Can you provide examples of image? before, after

kmsravindra commented 6 years ago

Please find the images below.

  1. The red box is the bounding box
  2. green circle is the object
  3. black border is the padding done to all input images (of different aspects and sizes) into a uniform size and aspect ratio.

So I need to accordingly transform the annotations done on such input images when we transform the input images to uniform size and aspect.

Previous image - previous_image

Padded image with black border ( notice that the aspect ratio and the size of the overall image changed but the image contents and the object are not distorted) . So as you mentioned, maybe I need to recompute all of them x_yolo, y_yolo , yolo_width and yolo_height with the new dimensions of the transformed image? padded_image

AlexeyAB commented 6 years ago

Yes, you should recompute all in this case: x_yolo, y_yolo , yolo_width and yolo_height.

Because image_size is changed, then relative sizes will be changed too.

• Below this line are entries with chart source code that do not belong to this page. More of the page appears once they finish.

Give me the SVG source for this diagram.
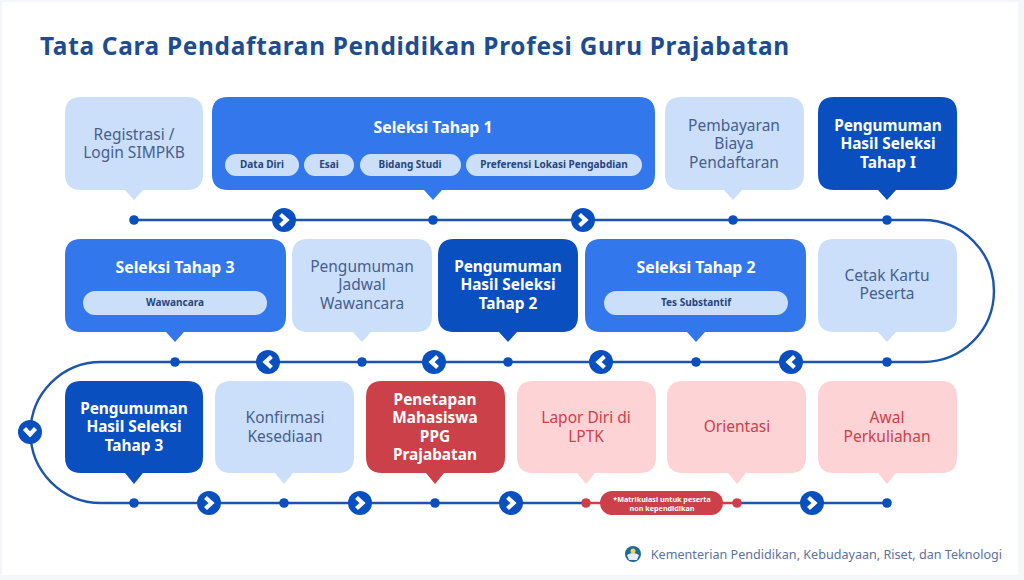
<svg xmlns="http://www.w3.org/2000/svg" width="1024" height="580" viewBox="0 0 1024 580">
<style>
text{font-family:"Noto Sans","Open Sans","Liberation Sans",sans-serif;text-anchor:middle}
.light{fill:#cbdffa}.mid{fill:#3277ec}.dark{fill:#0a4fc0}.red{fill:#cc4049}.pink{fill:#fdd3d6}
.tl{font-size:15.5px;fill:#46608f}.tw{font-size:15.4px;font-weight:700;fill:#fff}.th{font-size:15.8px;font-weight:700;fill:#fff}.tp{font-size:15.5px;fill:#cc4049}
.chip{font-size:10px;font-weight:700;fill:#27467c}.pill{fill:#cbdffa}
.line{fill:none;stroke:#1d55ad;stroke-width:2.4}.dot{fill:#0a4fc0}.rdot{fill:#cc4049}.chev{fill:none;stroke:#fff;stroke-width:4.2;stroke-linecap:butt;stroke-linejoin:miter}
</style>
<defs>
<g id="chv"><circle r="12" fill="#0a4fc0"/><path class="chev" d="M-3.500-5.500 2.500 0-3.500 5.500"/></g>
</defs>
<rect width="1024" height="580" fill="#f4f6f9"/>
<rect x="2" y="2" width="1016" height="573" fill="#fff"/>
<text id="title" x="40" y="55" style="text-anchor:start;font-size:24.4px;font-weight:700;fill:#1d4c8f;letter-spacing:.7px">Tata Cara Pendaftaran Pendidikan Profesi Guru Prajabatan</text>

<g id="connectors">
<path class="line" d="M134 220H923A71 71 0 0 1 923 362H101A70.500 70.500 0 0 0 101 503H586"/>
<path class="line" d="M737 503H887"/>
<path d="M586 503H737" fill="none" stroke="#cc4049" stroke-width="2.400"/>
</g>

<g id="dots">
<circle class="dot" cx="134" cy="220" r="4.800"/><circle class="dot" cx="433" cy="220" r="4.800"/><circle class="dot" cx="733" cy="220" r="4.800"/><circle class="dot" cx="887" cy="220" r="4.800"/>
<circle class="dot" cx="175" cy="362" r="4.800"/><circle class="dot" cx="362" cy="362" r="4.800"/><circle class="dot" cx="508" cy="362" r="4.800"/><circle class="dot" cx="696" cy="362" r="4.800"/><circle class="dot" cx="887" cy="362" r="4.800"/>
<circle class="dot" cx="134" cy="503" r="4.800"/><circle class="dot" cx="284" cy="503" r="4.800"/><circle class="dot" cx="435" cy="503" r="4.800"/><circle class="rdot" cx="586" cy="503" r="4.800"/><circle class="rdot" cx="737" cy="503" r="4.800"/><circle class="dot" cx="887" cy="503" r="4.800"/>
</g>
<g id="chevrons">
<use href="#chv" x="284" y="220"/><use href="#chv" x="583" y="220"/>
<use href="#chv" transform="translate(268 362) rotate(180)"/><use href="#chv" transform="translate(434 362) rotate(180)"/><use href="#chv" transform="translate(601 362) rotate(180)"/><use href="#chv" transform="translate(791 362) rotate(180)"/>
<use href="#chv" transform="translate(30 432) rotate(90)"/>
<use href="#chv" x="209" y="503"/><use href="#chv" x="360" y="503"/><use href="#chv" x="511" y="503"/><use href="#chv" x="812" y="503"/>
</g>

<g id="n1"><path class="light" d="M81 97H187Q203 97 203 113V174Q203 190 187 190H143L134 200 125 190H81Q65 190 65 174V113Q65 97 81 97Z"/><text class="tl" x="134" y="140">Registrasi /</text><text class="tl" x="134" y="158">Login SIMPKB</text></g>

<g id="n2"><path class="mid" d="M228 97H639Q655 97 655 113V174Q655 190 639 190H442L433 200 424 190H228Q212 190 212 174V113Q212 97 228 97Z"/><text class="th" x="433" y="133">Seleksi Tahap 1</text>
<rect class="pill" x="225" y="154" width="74" height="22" rx="11"/><text class="chip" x="262" y="168">Data Diri</text>
<rect class="pill" x="304" y="154" width="50" height="22" rx="11"/><text class="chip" x="329" y="168">Esai</text>
<rect class="pill" x="360" y="154" width="101" height="22" rx="11"/><text class="chip" x="410" y="168">Bidang Studi</text>
<rect class="pill" x="466" y="154" width="176" height="22" rx="11"/><text class="chip" x="554" y="168">Preferensi Lokasi Pengabdian</text></g>

<g id="n3"><path class="light" d="M681 97H788Q804 97 804 113V174Q804 190 788 190H742L733 200 724 190H681Q665 190 665 174V113Q665 97 681 97Z"/><text class="tl" x="734" y="131">Pembayaran</text><text class="tl" x="734" y="149">Biaya</text><text class="tl" x="734" y="168">Pendaftaran</text></g>

<g id="n4"><path class="dark" d="M834 97H941Q957 97 957 113V174Q957 190 941 190H896L887 200 878 190H834Q818 190 818 174V113Q818 97 834 97Z"/><text class="tw" x="888" y="131">Pengumuman</text><text class="tw" x="888" y="149">Hasil Seleksi</text><text class="tw" x="888" y="168">Tahap I</text></g>

<g id="n5"><path class="mid" d="M81 239H270Q286 239 286 255V316Q286 332 270 332H184L175 342 166 332H81Q65 332 65 316V255Q65 239 81 239Z"/><text class="th" x="175" y="273">Seleksi Tahap 3</text><rect class="pill" x="83" y="291" width="184" height="24" rx="12"/><text class="chip" x="175" y="306">Wawancara</text></g>

<g id="n6"><path class="light" d="M308 239H416Q432 239 432 255V316Q432 332 416 332H371L362 342 353 332H308Q292 332 292 316V255Q292 239 308 239Z"/><text class="tl" x="362" y="272">Pengumuman</text><text class="tl" x="362" y="290">Jadwal</text><text class="tl" x="362" y="309">Wawancara</text></g>

<g id="n7"><path class="dark" d="M454 239H562Q578 239 578 255V316Q578 332 562 332H517L508 342 499 332H454Q438 332 438 316V255Q438 239 454 239Z"/><text class="tw" x="508" y="272">Pengumuman</text><text class="tw" x="508" y="290">Hasil Seleksi</text><text class="tw" x="508" y="309">Tahap 2</text></g>

<g id="n8"><path class="mid" d="M601 239H790Q806 239 806 255V316Q806 332 790 332H705L696 342 687 332H601Q585 332 585 316V255Q585 239 601 239Z"/><text class="th" x="696" y="273">Seleksi Tahap 2</text><rect class="pill" x="604" y="291" width="184" height="24" rx="12"/><text class="chip" x="696" y="306">Tes Substantif</text></g>

<g id="n9"><path class="light" d="M834 239H941Q957 239 957 255V316Q957 332 941 332H896L887 342 878 332H834Q818 332 818 316V255Q818 239 834 239Z"/><text class="tl" x="887" y="281">Cetak Kartu</text><text class="tl" x="887" y="299">Peserta</text></g>

<g id="n10"><path class="dark" d="M81 381H187Q203 381 203 397V457Q203 473 187 473H143L134 484 125 473H81Q65 473 65 457V397Q65 381 81 381Z"/><text class="tw" x="134" y="414">Pengumuman</text><text class="tw" x="134" y="432">Hasil Seleksi</text><text class="tw" x="134" y="451">Tahap 3</text></g>

<g id="n11"><path class="light" d="M231 381H338Q354 381 354 397V457Q354 473 338 473H293L284 484 275 473H231Q215 473 215 457V397Q215 381 231 381Z"/><text class="tl" x="285" y="423">Konfirmasi</text><text class="tl" x="285" y="442">Kesediaan</text></g>

<g id="n12"><path class="red" d="M382 381H489Q505 381 505 397V457Q505 473 489 473H444L435 484 426 473H382Q366 473 366 457V397Q366 381 382 381Z"/><text class="tw" x="435" y="405">Penetapan</text><text class="tw" x="435" y="423">Mahasiswa</text><text class="tw" x="435" y="442">PPG</text><text class="tw" x="435" y="460">Prajabatan</text></g>

<g id="n13"><path class="pink" d="M533 381H640Q656 381 656 397V457Q656 473 640 473H595L586 484 577 473H533Q517 473 517 457V397Q517 381 533 381Z"/><text class="tp" x="586" y="423">Lapor Diri di</text><text class="tp" x="586" y="442">LPTK</text></g>

<g id="n14"><path class="pink" d="M683 381H790Q806 381 806 397V457Q806 473 790 473H746L737 484 728 473H683Q667 473 667 457V397Q667 381 683 381Z"/><text class="tp" x="737" y="432">Orientasi</text></g>

<g id="n15"><path class="pink" d="M834 381H941Q957 381 957 397V457Q957 473 941 473H896L887 484 878 473H834Q818 473 818 457V397Q818 381 834 381Z"/><text class="tp" x="887" y="423">Awal</text><text class="tp" x="887" y="442">Perkuliahan</text></g>

<g id="note"><rect class="red" x="600" y="491" width="123" height="24" rx="12"/><text x="662" y="502" style="font-size:7.200px;font-weight:700;fill:#fff">*Matrikulasi untuk peserta</text><text x="662" y="511" style="font-size:7.200px;font-weight:700;fill:#fff">non kependidikan</text></g>

<g id="footer"><circle cx="633" cy="554" r="8" fill="#1d6a97"/><path d="M627 555Q633 551 639 555L637 560H629Z" fill="#e6eef2"/><circle cx="633" cy="551" r="2.500" fill="#f0d060"/>
<text x="1002" y="559" style="text-anchor:end;font-size:12.600px;fill:#5d7299">Kementerian Pendidikan, Kebudayaan, Riset, dan Teknologi</text></g>
</svg>
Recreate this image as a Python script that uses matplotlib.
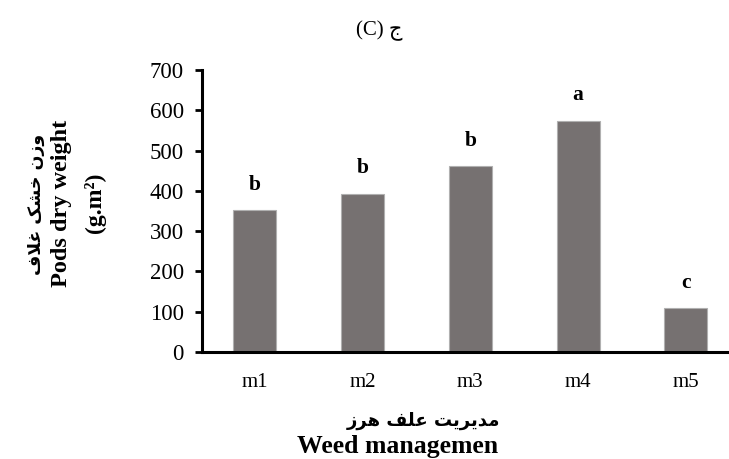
import matplotlib
matplotlib.use("Agg")
import matplotlib.pyplot as plt

categories = ["m1", "m2", "m3", "m4", "m5"]
values = [352, 393, 461, 574, 108]
letters = ["b", "b", "b", "a", "c"]
yticks = [0, 100, 200, 300, 400, 500, 600, 700]

# Arabic/Persian text in visual order using presentation forms
title_fa = "\uFE9D"                      # ج
ylab_fa = "\uFED1\uFEFC\uFECF \uFB8F\uFEB8\uFEA7 \uFEE5\uFEAF\uFEED"   # وزن خشک غلاف
xlab_fa = "\uFEAF\uFEAE\uFEEB \uFED2\uFEE0\uFECB \uFE96\uFBFE\uFEAE\uFBFE\uFEAA\uFEE3"  # مدیریت علف هرز

fam = ["Liberation Serif", "DejaVu Sans"]
plt.rcParams["font.family"] = fam

fig = plt.figure(figsize=(7.29, 4.59), dpi=100)
ax = fig.add_axes([202/729, (459-352)/459, 1 - 202/729, (352-70)/459])

x = list(range(len(categories)))
bars = ax.bar(x, values, width=0.4, color="#767171", edgecolor="#b0b0b0", linewidth=0.8)
for xi, v, l in zip(x, values, letters):
    ax.annotate(l, (xi, v), xytext=(0, 11), textcoords="offset points",
                ha="center", va="bottom", fontsize=15.5, fontweight="bold")

ax.set_xlim(-0.49, 4.4)
ax.set_ylim(0, 700)
ax.set_yticks(yticks)
ax.set_xticks(x)
ax.set_xticklabels(categories)
ax.tick_params(axis="y", length=5, width=2, labelsize=16.5, pad=8)
ax.tick_params(axis="x", length=0, labelsize=15, pad=15)
for s in ["top", "right"]:
    ax.spines[s].set_visible(False)
for s in ["left", "bottom"]:
    ax.spines[s].set_linewidth(2.2)
    ax.spines[s].set_color("black")

fig.text(379/729, 1 - 31/459, "(C) " + title_fa, ha="center", va="center", fontsize=15, family=fam)

fig.text(36/729, 1 - 204/459, ylab_fa, rotation=90, ha="center", va="center",
         fontsize=12.5, fontweight="bold", family=["DejaVu Sans"])
fig.text(61/729, 1 - 203/459, "Pods dry weight", rotation=90, ha="center", va="center",
         fontsize=17.5, fontweight="bold")
fig.text(95/729, 1 - 203/459, "(g.m\u00b2)", rotation=90, ha="center", va="center",
         fontsize=17, fontweight="bold")

fig.text(424/729, 1 - 421/459, xlab_fa, ha="center", va="center",
         fontsize=13, fontweight="bold", family=["DejaVu Sans"])
fig.text(398/729, 1 - 447/459, "Weed managemen", ha="center", va="center",
         fontsize=18.5, fontweight="bold")

fig.savefig("out.png", dpi=100)
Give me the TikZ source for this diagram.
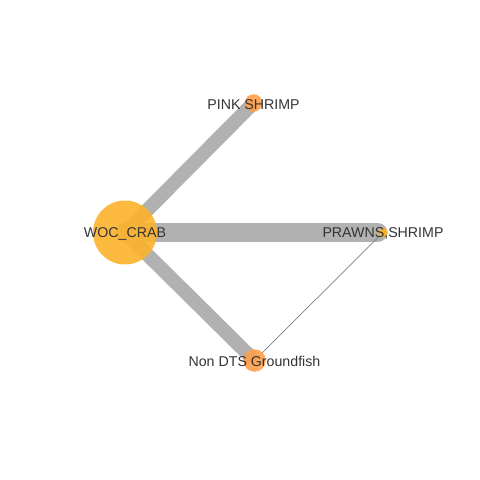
\documentclass[tikz,border=0pt]{standalone}
\usepackage{fontspec}
\setmainfont{Liberation Sans}
\usepackage{tikz}
\usetikzlibrary{calc}
\definecolor{crab}{HTML}{FDB32B}
\definecolor{shrimp}{HTML}{FF9F4C}
\definecolor{edgegray}{HTML}{B1B1B1}
\definecolor{labelgray}{HTML}{333333}
\tikzstyle{edge} = [edgegray,line cap=round]
\tikzstyle{vertex} = [circle,inner sep=0pt,opacity=0.9]
\tikzstyle{lbl} = [text=labelgray,font=\fontsize{10.1}{12}\selectfont,inner sep=0pt]

\begin{document}
\begin{tikzpicture}[x=0.025cm,y=-0.025cm]
            \useasboundingbox (0,0) rectangle (480,480);
            % vertex centres
            \coordinate (W) at (125,232.5);
            \coordinate (P) at (253.5,103);
            \coordinate (R) at (383,232.5);
            \coordinate (N) at (254.5,360.5);

            % edges
            \draw[edge,line width=9.9pt,shorten >=4pt] (W) -- (P);
            \draw[edge,line width=14.2pt,shorten >=4pt] (W) -- (R);
            \draw[edge,line width=9.9pt,shorten >=4pt] (W) -- (N);
            \draw[gray,line width=0.5pt] (R) -- (N);

            % vertices
            \node[vertex,fill=crab,minimum size=45.5pt] (crab) at (W) {};
            \node[vertex,fill=shrimp,minimum size=12.5pt] (pink) at (P) {};
            \node[vertex,fill=crab,minimum size=7pt] (prawns) at (R) {};
            \node[vertex,fill=shrimp,minimum size=16pt] (ground) at (N) {};

            % labels
            \node[lbl,yshift=-1pt] at (crab) {WOC\_CRAB};
            \node[lbl,yshift=-1pt] at (pink) {PINK SHRIMP};
            \node[lbl,yshift=-1pt] at (prawns) {PRAWNS,SHRIMP};
            \node[lbl,yshift=-1pt] at (ground) {Non DTS Groundfish};
        \end{tikzpicture}
\end{document}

kmsravindra commented 6 years ago

Thank you very much

sinaikh commented 6 years ago

hi

i downloaded a data set that just contain .xml files (voc format) and jpeg images i trying to convert it to yolo format , i use this script "https://github.com/AlexeyAB/darknet/blob/master/scripts/voc_label.py"

but i get this error

"C:\Users\Mascia\Desktop\deep_learning\VOCdevkit>python.exe voc_label.py Traceback (most recent call last): File "voc_label.py", line 50, in image_ids = open('VOCdevkit/VOC%s/ImageSets/Main/%s.txt'%(year, image_set)).read().strip().split() IOError: [Errno 2] No such file or directory: 'VOCdevkit/VOC2012/ImageSets/Main/train.txt'"

What should i do? thank you for your help

sharoseali commented 6 years ago

@sinaikh It seems u have downloaded test set not for training .. Download from the link below and then try.. http://pjreddie.com/media/files/VOCtrainval_06-Nov-2007.tar

MuhammadAsadJaved commented 5 years ago

@kmsravindra @dexception Have you wrote the script for this task? I also have almost similar problem. I have cropped my original images and now i want to update the original annotation file according to the cropped regions. I convert 1 image to 4 new images by cropping them to equal size. So How can i convert one original annotation file to 4 new annotation files according to the cropped regions? I have both XML and txt annotation files.